Hutchison may have to decide exactly what National would do with the fund if it finds itself in power later this year. There is no danger the money would be taken away, he confirms. But it is also possible a National-led Government would change the mechanism by which it is delivered.
One critic who may not be around to witness that development is New Zealand Institute chief executive Dr David Skilling.
For the past five years, Skilling has devoted a huge proportion of his waking hours to grappling with the very conundrum that Fast Forward is intended to address. Unlike most of those in the industry, he has no vested interest in the outcome, and his main concern is that politicians and businesspeople might think our R&D problem is now solved.
While $2 billion might sound like a lot of money - and it is, by New Zealand standards - it's not that much when spread over 10 to 15 years, he notes. And as a proportion of GDP it still won't bring us anywhere near the R&D spending of countries like Singapore, which is something like 3 per cent.
"If this fund is a way of beginning to change that, then that's a good thing because what happens in that agricultural space and in terms of the profile of our food and beverage exports matters pretty significantly for us. Because it is such a big exporter and employer, and it is facing some pretty significant challenges from climate change and other low-cost competitors and the like, investing in that sector does make sense and it may lead to some differences in focus and emphasis as well."
But like the National Science Panel (see "Please Sir ...", above), he can't help wondering if we are still failing to see the even bigger picture.
"If the Government had pitched the Fast Forward fund as the first of half a dozen equivalent funds that would be launched over the next five years _ like biotech, and ICT - then I would be a lot more relaxed. But the sense is that this is it. This is our big shot. And I just don't think it's sufficiently material to really shift the needle."
In October, Skilling will hand over the institute's reins to someone else. While the move is for professional rather than personal reasons, he admits he is considering heading overseas.
Despite all his hard work, Skilling senses that New Zealand is not really any clearer now than it was five years ago about the path it needs to take to ensure we lift our living standards.

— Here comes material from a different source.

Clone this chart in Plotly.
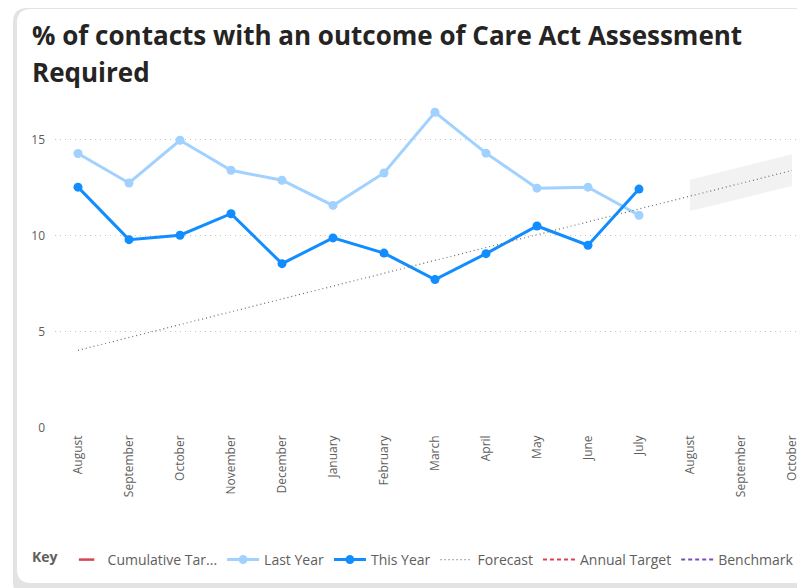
import plotly.graph_objects as go

months = ["August", "September", "October", "November", "December", "January",
          "February", "March", "April", "May", "June", "July",
          "August", "September", "October"]
last_year = [14.28, 12.75, 14.97, 13.41, 12.89, 11.58, 13.27, 16.43, 14.30, 12.48, 12.53, 11.07]
this_year = [12.53, 9.80, 10.03, 11.15, 8.55, 9.89, 9.10, 7.72, 9.07, 10.51, 9.51, 12.43]
forecast = [4.04, 4.71, 5.38, 6.05, 6.71, 7.38, 8.05, 8.72, 9.39, 10.06, 10.73, 11.39,
            12.06, 12.73, 13.40]
band_upper = [12.92, 13.58, 14.24]
band_lower = [11.29, 11.94, 12.59]
y_ticks = [0, 5, 10, 15]

# page has an 8px body margin; work in page pixels and convert
OFF = 8
W, H = 805 - OFF, 588 - OFF
L, T, B = 55 - OFF, 100 - OFF, 160
plot_w = W - L
plot_h = H - T - B

def px(x):  # page pixel x -> paper
    return (x - OFF - L) / plot_w

def py(y):  # page pixel y -> paper
    return (H - B - (y - OFF)) / plot_h

x_idx = list(range(len(months)))
fc_idx = x_idx[12:15]

fig = go.Figure()

fig.add_trace(go.Scatter(
    x=fc_idx + fc_idx[::-1], y=band_upper + band_lower[::-1],
    fill="toself", fillcolor="#F2F2F2", line=dict(width=0),
    mode="lines", showlegend=False, hoverinfo="skip"))

fig.add_trace(go.Scatter(x=[None], y=[None], mode="markers", name="Cumulative Tar...",
                         marker=dict(symbol="line-ew", size=11, color="#D64550",
                                     line=dict(color="#D64550", width=2.5))))
fig.add_trace(go.Scatter(x=x_idx[:12], y=last_year, mode="lines+markers", name="Last Year",
                         line=dict(color="#A0D1FF", width=3),
                         marker=dict(size=9, color="#A0D1FF")))
fig.add_trace(go.Scatter(x=x_idx[:12], y=this_year, mode="lines+markers", name="This Year",
                         line=dict(color="#118DFF", width=3),
                         marker=dict(size=9, color="#118DFF")))
fig.add_trace(go.Scatter(x=x_idx, y=forecast, mode="lines", name="Forecast",
                         line=dict(color="#6E6C6A", width=1.2, dash="1px,3px")))
fig.add_trace(go.Scatter(x=[None], y=[None], mode="lines", name="Annual Target",
                         line=dict(color="#D64550", width=2, dash="4px,3px")))
fig.add_trace(go.Scatter(x=[None], y=[None], mode="lines", name="Benchmark",
                         line=dict(color="#744EC2", width=2, dash="4px,3px")))

def rounded(x0, y0, x1, y1, r):
    pts = [
        f"M {px(x0 + r)},{py(y0)}",
        f"L {px(x1)},{py(y0)}",
        f"L {px(x1)},{py(y1)}",
        f"L {px(x0 + r)},{py(y1)}",
        f"Q {px(x0)},{py(y1)} {px(x0)},{py(y1 - r)}",
        f"L {px(x0)},{py(y0 + r)}",
        f"Q {px(x0)},{py(y0)} {px(x0 + r)},{py(y0)}",
        "Z",
    ]
    return " ".join(pts)

shapes = [
    dict(type="path", xref="paper", yref="paper", path=rounded(13, 8, 812, 596, 14),
         fillcolor="#E3E3E3", line=dict(width=0), layer="below"),
    dict(type="path", xref="paper", yref="paper", path=rounded(17, 9, 812, 583, 14),
         fillcolor="#FFFFFF", line=dict(width=0), layer="below"),
]

title_font = dict(family="Open Sans, Noto Sans, sans-serif", size=26, color="#252423")
annotations = [
    dict(text="<b>% of contacts with an outcome of Care Act Assessment</b>", xref="paper", yref="paper",
         x=px(30), y=py(35), xanchor="left", yanchor="middle", showarrow=False, font=title_font),
    dict(text="<b>Required</b>", xref="paper", yref="paper",
         x=px(30), y=py(72), xanchor="left", yanchor="middle", showarrow=False, font=title_font),
]

fig.update_layout(
    width=W, height=H,
    margin=dict(l=L, r=0, t=T, b=B, pad=0),
    paper_bgcolor="white", plot_bgcolor="rgba(0,0,0,0)",
    font=dict(family="Open Sans, Noto Sans, sans-serif", color="#605E5C"),
    shapes=shapes, annotations=annotations,
    showlegend=True,
    legend=dict(orientation="h", x=px(30), y=py(560), xanchor="left", yanchor="middle",
                title=dict(text="<b>Key</b>", font=dict(size=14, color="#605E5C"), side="left"),
                font=dict(size=14, color="#605E5C"), bgcolor="rgba(0,0,0,0)",
                itemwidth=32, tracegroupgap=0),
    xaxis=dict(range=[(55 - 78) / 51, (805 - 78) / 51], tickmode="array", tickvals=x_idx,
               ticktext=months, tickangle=-90, showgrid=False, zeroline=False, showline=False,
               tickfont=dict(size=12, color="#605E5C"), ticks="", ticklabelstandoff=4),
    yaxis=dict(range=[0, plot_h / 19.22], tickmode="array", tickvals=y_ticks,
               showgrid=True, gridcolor="#C8C6C4", griddash="1px,4px", gridwidth=1,
               zeroline=False, showline=False, ticks="",
               tickfont=dict(size=12, color="#605E5C"), ticklabelstandoff=9),
)

fig.write_html("out.html")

Farmers' lack of enthusiasm for changes to Fonterra's capital structure, for example, appears to show that we are comfortable with the status quo, he says.
"That is probably generally true of many sectors of the economy and that is concerning, because when you go up into Asia you get a sense of what the world is going to look like in a few decades' time. There's real competition and New Zealand needs to be pretty close to the frontier if it wants to succeed in that world."
Fast Forward is a good start in advancing towards that frontier, he believes - but not much more than that.
"I guess my sense is that we don't have a very coherent sense of what a sustainable economic strategy is at the moment. There's a lot of angst, but we're not getting serious about things like broadband, education, and R&D, and investing significantly behind those. We keep doing just a bit over here, and a bit over there.
"Until we've got a more coherent view of what our strategy is as a country, I think we're going to struggle."